Lottery Duty and exemptions

Lottery Duty is a 12 per cent duty on taking a chance or ticket in a lottery promoted in the UK.


Exemptions from Lottery Duty include the following:

  • Incidental non-commercial lotteries – commonly held at charity fund raising events, such as a bazaar, a fete, sporting or athletic event, dinner, etc. This will cover lottery tickets sold at football club annual dinners, Brownie fundraising events, etc.
    • They must be promoted wholly for a purpose other than private gain.
    • No more than £500 can be used from the proceeds of the lottery to buy prizes, but the value of donated prizes has no limit.
    • Tickets must only be sold and the results announced in each case at the event and while the event is taking place.
    • Similarly, no more than £100 can be used from the proceeds to pay for organising the lottery
  • Small society lotteries – this is a lottery promoted wholly on behalf of a society established and conducted for charitable purposes, for the purpose of enabling participation in, or of supporting, sport, athletics or a cultural activity, or for any other non-commercial purpose other than that of private gain.
    • This is subject to various conditions set out in the Gambling Act 2005, such as the proceeds cannot be more than £20,000, and at least 20 per cent of the proceeds of the lottery are applied to a purpose for which the society is conducted.

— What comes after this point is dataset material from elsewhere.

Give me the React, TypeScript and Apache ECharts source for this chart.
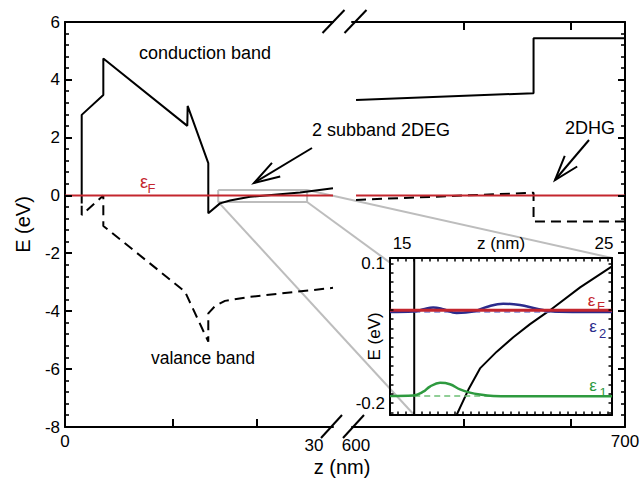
import React, { useEffect, useRef } from "react";
import * as echarts from "echarts";

const FONT = "'Liberation Sans', Arial, Helvetica, sans-serif";
const RED = "#c4262e";
const BLUE = "#2b2b8c";
const GREEN = "#2e9a3f";
const GRAY = "#bdbdbd";
const TICK = "#000";

// ---- main panel, left segment (z = 0–30 nm) ----
const cbLeftZ = [1.87, 1.87, 4.29, 4.29, 13.69, 13.73, 16.04, 16.04, 17.35, 18.47, 20.71, 26.31, 30];
const cbLeftE = [-0.27, 2.79, 3.48, 4.74, 2.41, 3.1, 1.12, -0.61, -0.27, -0.17, -0.04, 0.11, 0.25];
const vbLeftZ = [1.87, 1.87, 4.29, 4.29, 13.43, 14.74, 16.04, 16.04, 16.79, 17.91, 20.71, 30];
const vbLeftE = [-0.35, -0.67, 0.0, -1.05, -3.32, -4.19, -5.05, -4.07, -3.82, -3.64, -3.5, -3.19];
const fermiLeftZ = [0, 30];
const leftTickZ = [12.1, 21.5];
const leftLabelZ = [0, 30];

// ---- main panel, right segment (z = 600–700 nm) ----
const cbRightZ = [600, 666, 666, 700];
const cbRightE = [3.3, 3.54, 5.44, 5.44];
const vbRightZ = [600, 666, 666, 700];
const vbRightE = [-0.15, 0.1, -0.9, -0.9];
const fermiRightZ = [600, 700];
const rightTickZ = [640, 680];
const rightLabelZ = [600, 700];

// energy axis of the main panel
const mainEMajor = [-8, -6, -4, -2, 0, 2, 4, 6];
const mainEMinorSplit = 5;

// zoom box drawn on the main panel
const zoomBoxZ = [17.15, 27.1];
const zoomBoxE = [-0.22, 0.19];

// ---- inset ----
const interfaceZ = 15.6;
const insetCbZ = [17.7, 18.28, 18.86, 19.69, 20.51, 21.34, 22.33, 23.82, 25.4];
const insetCbE = [-0.225, -0.171, -0.125, -0.089, -0.058, -0.03, 0.0, 0.049, 0.094];
const eps2Z = [14.4, 15.55, 16.05, 16.54, 17.04, 17.7, 18.53, 19.19, 20.01, 20.84, 21.67, 22.49, 23.81, 25.4];
const eps2E = [-0.004, -0.003, 0.002, 0.006, 0.002, -0.006, -0.003, 0.007, 0.014, 0.011, 0.003, -0.003, -0.004, -0.004];
const eps1Z = [14.4, 15.55, 16.05, 16.38, 16.88, 17.37, 17.87, 18.36, 18.86, 19.52, 20.51, 25.4];
const eps1E = [-0.184, -0.183, -0.175, -0.164, -0.156, -0.159, -0.17, -0.177, -0.181, -0.184, -0.185, -0.185];
const eps2Level = -0.004;
const eps1Level = -0.184;
const insetFermiZ = [14.4, 25.4];
const insetZRange = [14.4, 25.4];
const insetERange = [-0.225, 0.112];
const insetZTickStep = 0.4;
const insetLabelZ = [15, 25];
const insetLabelE = [-0.2, 0.1];
const insetTickE = [-0.22, -0.2, -0.18, -0.16, -0.14, -0.12, -0.1, -0.08, -0.06, -0.04, -0.02, 0, 0.02, 0.04, 0.06, 0.08, 0.1];

const pairs = (xs: number[], ys: number[]) => xs.map((x, i) => [x, ys[i]]);
const flat = (xs: number[], y: number) => xs.map((x) => [x, y]);

const lineSeries = (name: string, data: number[][], xi: number, yi: number, color: string, width: number, extra: any = {}) => ({
  name,
  type: "line",
  xAxisIndex: xi,
  yAxisIndex: yi,
  data,
  symbol: "none",
  showSymbol: false,
  silent: true,
  lineStyle: { color, width, ...(extra.lineStyle || {}) },
  smooth: extra.smooth || false,
  z: extra.z || 2,
});

const black = "#000";
const axisLineStyle = { show: true, onZero: false, lineStyle: { color: black, width: 2 } };
const noTick = { show: false };

export default function App() {
  const ref = useRef<HTMLDivElement>(null);
  useEffect(() => {
    const chart = echarts.init(ref.current!, null, { renderer: "svg" });
    const lbl = { color: black, fontSize: 17, fontFamily: FONT };
    const option: any = {
      animation: false,
      backgroundColor: "#fff",
      textStyle: { fontFamily: FONT },
      grid: [
        { left: 65, top: 22, width: 268, height: 405, containLabel: false, outerBoundsMode: "none" },
        { left: 352, top: 22, width: 273, height: 405, containLabel: false, outerBoundsMode: "none" },
        { left: 390, top: 258, width: 222, height: 157, containLabel: false, outerBoundsMode: "none" },
      ],
      xAxis: [
        {
          type: "value", gridIndex: 0, min: 0, max: 30, position: "bottom",
          axisLine: axisLineStyle, axisTick: noTick,
          axisLabel: {
            ...lbl, margin: 6, customValues: leftLabelZ, showMinLabel: true, showMaxLabel: true,
            formatter: (v: number) => (v === 30 ? "{p|30}" : String(v)),
            rich: { p: { ...lbl, padding: [4, 38, 0, 0] } },
          },
          splitLine: { show: false },
        },
        {
          type: "value", gridIndex: 0, min: 0, max: 30, position: "top",
          axisLine: axisLineStyle, axisTick: noTick, axisLabel: { show: false }, splitLine: { show: false },
        },
        {
          type: "value", gridIndex: 1, min: 598.5, max: 700, position: "bottom",
          axisLine: axisLineStyle, axisTick: noTick,
          axisLabel: {
            ...lbl, margin: 6, customValues: rightLabelZ, showMinLabel: true, showMaxLabel: true,
            formatter: (v: number) => (v === 600 ? "{p|600}" : String(v)),
            rich: { p: { ...lbl, padding: [4, 0, 0, 0] } },
          },
          splitLine: { show: false },
        },
        {
          type: "value", gridIndex: 1, min: 598.5, max: 700, position: "top",
          axisLine: axisLineStyle, axisTick: noTick, axisLabel: { show: false }, splitLine: { show: false },
        },
        {
          type: "value", gridIndex: 2, min: insetZRange[0], max: insetZRange[1], position: "bottom",
          axisLine: axisLineStyle, axisTick: noTick, axisLabel: { show: false }, splitLine: { show: false },
        },
        {
          type: "value", gridIndex: 2, min: insetZRange[0], max: insetZRange[1], position: "top",
          axisLine: axisLineStyle, axisTick: noTick,
          axisLabel: { ...lbl, margin: 6, customValues: insetLabelZ, showMinLabel: true, showMaxLabel: true },
          name: "z (nm)", nameLocation: "middle", nameGap: 6, nameMoveOverlap: false,
          nameTextStyle: { color: black, fontSize: 17, fontFamily: FONT, verticalAlign: "bottom" },
          splitLine: { show: false },
        },
      ],
      yAxis: [
        {
          type: "value", gridIndex: 0, min: -8, max: 6, interval: 2, position: "left",
          axisLine: axisLineStyle, axisTick: noTick,
          axisLabel: { ...lbl, margin: 5 },
          name: "E (eV)", nameLocation: "middle", nameGap: 32, nameMoveOverlap: false,
          nameTextStyle: { color: black, fontSize: 20, fontFamily: FONT },
          splitLine: { show: false },
        },
        {
          type: "value", gridIndex: 1, min: -8, max: 6, interval: 2, position: "right",
          axisLine: axisLineStyle, axisTick: noTick, axisLabel: { show: false }, splitLine: { show: false },
        },
        {
          type: "value", gridIndex: 2, min: insetERange[0], max: insetERange[1], position: "left",
          axisLine: axisLineStyle, axisTick: noTick,
          axisLabel: { ...lbl, margin: 5, customValues: insetLabelE, showMinLabel: true, showMaxLabel: true },
          name: "E (eV)", nameLocation: "middle", nameGap: 7, nameMoveOverlap: false,
          nameTextStyle: { color: black, fontSize: 17, fontFamily: FONT },
          splitLine: { show: false },
        },
        {
          type: "value", gridIndex: 2, min: insetERange[0], max: insetERange[1], position: "right",
          axisLine: axisLineStyle, axisTick: noTick, axisLabel: { show: false }, splitLine: { show: false },
        },
      ],
      series: [
        lineSeries("cbLeft", pairs(cbLeftZ, cbLeftE), 0, 0, black, 2),
        lineSeries("vbLeft", pairs(vbLeftZ, vbLeftE), 0, 0, black, 2, { lineStyle: { type: [10, 6] } }),
        lineSeries("fermiLeft", flat(fermiLeftZ, 0), 0, 0, RED, 2),
        lineSeries(
          "zoomBox",
          [
            [zoomBoxZ[0], zoomBoxE[1]], [zoomBoxZ[1], zoomBoxE[1]], [zoomBoxZ[1], zoomBoxE[0]],
            [zoomBoxZ[0], zoomBoxE[0]], [zoomBoxZ[0], zoomBoxE[1]],
          ],
          0, 0, GRAY, 2, { z: 1 }
        ),
        lineSeries("cbRight", pairs(cbRightZ, cbRightE), 2, 1, black, 2),
        lineSeries("vbRight", pairs(vbRightZ, vbRightE), 2, 1, black, 2, { lineStyle: { type: [10, 6] } }),
        lineSeries("fermiRight", flat(fermiRightZ, 0), 2, 1, RED, 2),
        lineSeries("interface", [[interfaceZ, insetERange[0]], [interfaceZ, insetERange[1]]], 4, 2, black, 2),
        lineSeries("insetCb", pairs(insetCbZ, insetCbE), 4, 2, black, 2),
        lineSeries("eps2Level", flat([interfaceZ, insetZRange[1]], eps2Level), 4, 2, "#7c7fd0", 1.5, { lineStyle: { type: [6, 4] } }),
        lineSeries("eps1Level", flat([interfaceZ, insetZRange[1]], eps1Level), 4, 2, "#6cbf74", 1.5, { lineStyle: { type: [6, 4] } }),
        lineSeries("eps2", pairs(eps2Z, eps2E), 4, 2, BLUE, 2.5, { smooth: 0.4 }),
        lineSeries("fermiInset", flat(insetFermiZ, 0), 4, 2, RED, 3),
        lineSeries("eps1", pairs(eps1Z, eps1E), 4, 2, GREEN, 2.5, { smooth: 0.4 }),
      ],
    };
    chart.setOption(option);

    const px = (si: number, pt: number[]) => chart.convertToPixel({ seriesIndex: si }, pt) as number[];

    const seg = (p: number[], q: number[], stroke: string, w: number, z = 0) => ({
      type: "line", z, silent: true,
      shape: { x1: p[0], y1: p[1], x2: q[0], y2: q[1] },
      style: { stroke, lineWidth: w },
    });

    // ticks, placed through the axes' own scales
    const ticks: any[] = [];
    const xTicks = (si: number, zs: number[], eEdge: number, dir: number, len: number, w: number) =>
      zs.forEach((z) => {
        const p = px(si, [z, eEdge]);
        const x = Math.round(p[0]);
        ticks.push(seg([x, p[1]], [x, p[1] + dir * len], TICK, w, 50));
      });
    const yTicks = (si: number, es: number[], zEdge: number, dir: number, len: number, w: number) =>
      es.forEach((e) => {
        const p = px(si, [zEdge, e]);
        const y = Math.round(p[1]);
        ticks.push(seg([p[0], y], [p[0] + dir * len, y], TICK, w, 50));
      });
    const mainEMinor: number[] = [];
    for (let i = 0; i < mainEMajor.length - 1; i++) {
      const step = (mainEMajor[i + 1] - mainEMajor[i]) / mainEMinorSplit;
      for (let k = 1; k < mainEMinorSplit; k++) mainEMinor.push(mainEMajor[i] + k * step);
    }
    yTicks(0, mainEMajor, 0, 1, 7, 2);
    yTicks(0, mainEMinor, 0, 1, 4, 1.6);
    yTicks(4, mainEMajor, 700, -1, 7, 2);
    yTicks(4, mainEMinor, 700, -1, 4, 1.6);
    xTicks(0, leftTickZ, -8, -1, 8, 2);
    xTicks(4, rightTickZ, -8, -1, 8, 2);
    xTicks(4, rightTickZ, 6, 1, 8, 2);
    const insetZTicks: number[] = [];
    for (let z = insetZRange[0] + insetZTickStep; z < insetZRange[1] - 1e-6; z += insetZTickStep) insetZTicks.push(z);
    xTicks(7, insetZTicks, insetERange[0], -1, 3.5, 1.5);
    xTicks(7, insetZTicks, insetERange[1], 1, 3.5, 1.5);
    yTicks(7, insetTickE, insetZRange[0], 1, 3.5, 1.5);
    yTicks(7, insetTickE, insetZRange[1], -1, 3.5, 1.5);

    // connector lines from the zoom box to the inset
    const a1 = px(3, [zoomBoxZ[0], zoomBoxE[0]]);
    const b1 = px(7, [interfaceZ, insetERange[0]]);
    const a2 = px(3, [zoomBoxZ[1], zoomBoxE[0]]);
    const b2 = px(7, [insetZRange[0], 0.102]);
    const a3 = px(3, [zoomBoxZ[1], zoomBoxE[1]]);
    const b3 = px(7, [insetZRange[1], insetERange[1]]);

    const arrow = (tail: number[], tip: number[], len: number, ang: number) => {
      const dx = tail[0] - tip[0], dy = tail[1] - tip[1];
      const L = Math.hypot(dx, dy);
      const ux = dx / L, uy = dy / L;
      const c = Math.cos(ang), s = Math.sin(ang);
      const h1 = [tip[0] + len * (ux * c - uy * s), tip[1] + len * (ux * s + uy * c)];
      const h2 = [tip[0] + len * (ux * c + uy * s), tip[1] + len * (-ux * s + uy * c)];
      return [
        seg(tail, tip, black, 2, 10),
        { type: "polyline", z: 10, silent: true, shape: { points: [h1, tip, h2] }, style: { stroke: black, lineWidth: 2, fill: null } },
      ];
    };
    const txt = (text: string, x: number, y: number, size: number, color = black, align = "center") => ({
      type: "text", z: 10, silent: true, x, y,
      style: {
        text, fill: color, fontSize: size, fontFamily: FONT,
        align, verticalAlign: "middle", textAlign: align, textVerticalAlign: "middle",
      },
    });

    chart.setOption({
      graphic: {
        elements: [
          seg(a1, b1, GRAY, 2, 0),
          seg(a2, b2, GRAY, 2, 0),
          seg(a3, b3, GRAY, 2, 0),
          ...ticks,
          seg([322.5, 33], [344.5, 10], black, 2, 10),
          seg([344.5, 33], [366.5, 10], black, 2, 10),
          seg([321, 438], [342, 415], black, 2, 10),
          seg([343, 438], [364, 415], black, 2, 10),
          ...arrow([312, 148], [254, 183], 27, 0.3),
          ...arrow([589, 140], [555, 180], 26, 0.32),
          txt("conduction band", 205, 53, 18),
          txt("valance band", 203, 358, 17.5),
          txt("2 subband 2DEG", 381, 130, 18),
          txt("2DHG", 590, 128, 18),
          txt("z (nm)", 342, 467, 20),
          txt("ε", 144, 182, 18, RED),
          txt("F", 151.5, 188, 13, RED),
          txt("ε", 591.5, 300.5, 17, RED),
          txt("F", 601, 306, 13, RED),
          txt("ε", 593, 326.5, 17, BLUE),
          txt("2", 602.5, 333, 13, BLUE),
          txt("ε", 593, 385, 17, GREEN),
          txt("1", 603, 392, 13, GREEN),
        ],
      },
    });
    return () => chart.dispose();
  }, []);
  return (
    <div
      ref={ref}
      style={{ position: "fixed", left: 0, top: 0, width: 641, height: 483, background: "#fff" }}
    />
  );
}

Licensing and registration

These types of lottery do not need a Gambling Commission license.

A small society lottery must be registered with the local authority in the area where the society’s principal premises are situated, and the licensee must comply with various regulatory procedures e.g. within three months of the last day of any lottery draw taking place, the licensee must send to the local authority a statement/return showing such particulars as arrangements for the lottery, the proceeds of the lottery and amounts deducted by the promoters.